Economic Update

Published 31 May 2019

Buoyed by steady economic expansion, Kuwait’s retail sector is expected to see solid growth in the second half of 2019 and beyond, though fluctuating consumer sentiment and policy changes could weigh on turnover.

Kuwait’s retail industry is forecast to expand at a compound annual growth rate of 4.2% over the coming four years, up from 0.6% in 2012-16. This will make it the second-fastest-growing retail market in the GCC, according to a report issued in late April by Alpen Capital, a Dubai-based investment bank.

Growth will mainly be fuelled by increases in tourism activity, GDP per capita and the number of organised retail stores, building on the estimated $16.7bn in retail sales posted in 2018 and a non-oil GDP contribution of 6.7% in current prices in 2017.
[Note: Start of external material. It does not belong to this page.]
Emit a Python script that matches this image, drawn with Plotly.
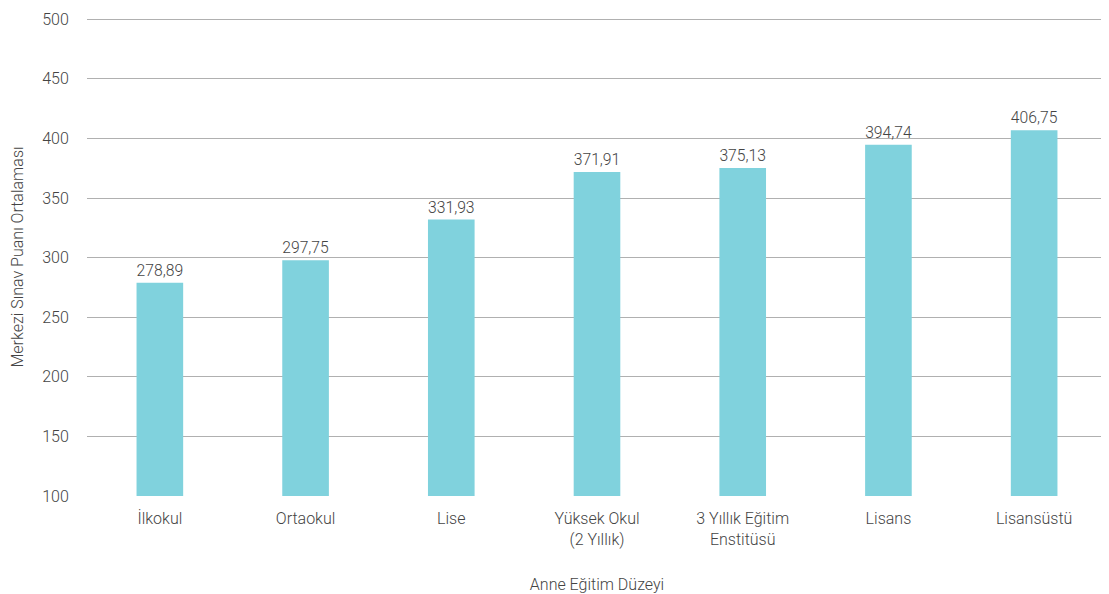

See also: The Report – Kuwait 2018

Consumers sending mixed messages

While sector growth looks solid in the near term, Kuwaiti consumer confidence has fluctuated in recent months, possibly reflecting shifts in economic expectations. Uncertainty over public spending and revenue, policy proposals affecting expatriates and regional tensions have all weighed on sentiment.

The general consumer confidence index produced by regional research consultancy ARA showed that sentiment rose from 103 points in January to 108 points in February before falling back to 103 the following month.
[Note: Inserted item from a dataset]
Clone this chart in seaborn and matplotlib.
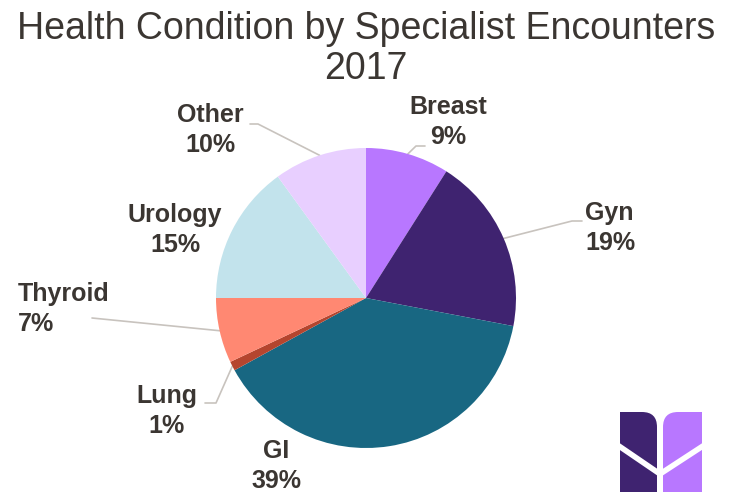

Among the six subindices, only employment opportunities recorded an improvement between February and March, rising from 146 to 148 points.

Future employment growth and higher earnings potential would bode well for the retail industry, as increased labour participation rates could lead to greater spending power.

Expat exodus to impact sales

Given their significant disposable income and the fact that they account for roughly 70% of the population in Kuwait, expatriates make a considerable contribution to the local retail market in terms of sales and employment.

The retail and wholesale sector accounts for more than 500,000 jobs, second only to the public sector. Of this total, some 480,000 positions were held by foreigners.

The policy of Kuwaitisation – which is aimed at reducing the number of expatriates in the workforce, particularly in the public sector – could therefore have a negative impact on retail sales.

Expatriates employed by the state are increasingly being winnowed down. More than 2500 foreign employees were removed from the public payroll in the first five months of 2019, in addition to the 3100 made redundant last year, according to government officials quoted in local media.

While there has been an increase in overall expatriate numbers, this growth has been linked to the rollout of new infrastructure and development projects, with the recruitment of foreign blue-collar workers bolstering employment numbers.

Such workers, who have low levels of pay and remit much of their salaries to their home countries, have less impact on retail sales than expatriate white-collar workers, whose numbers are being reduced by government policies and replaced by Kuwaiti nationals.

The expatriate community has also been impacted by the government’s efforts to expand its revenue base and recoup some of the costs of services. This included increasing fees for employment permits and health services for overseas workers.

Additionally, there have been calls to increase the tax burden on expatriates, which would further lower their disposable incomes and spending power.

In mid-May the Parliament discussed a proposal to impose a levy of up to 5% on overseas remittances made by foreign workers, with estimates that the new policy could generate tax revenue of KD200m ($660m) per year.

However, analysts have warned that the levy could accelerate the exodus of skilled professionals from the country.

Though the government’s policy would open up more jobs for the local community, the advantages could be offset by nationals seeking higher wages than those paid to the foreign staff they replaced, pushing up operating costs, which could subsequently be passed onto the consumer.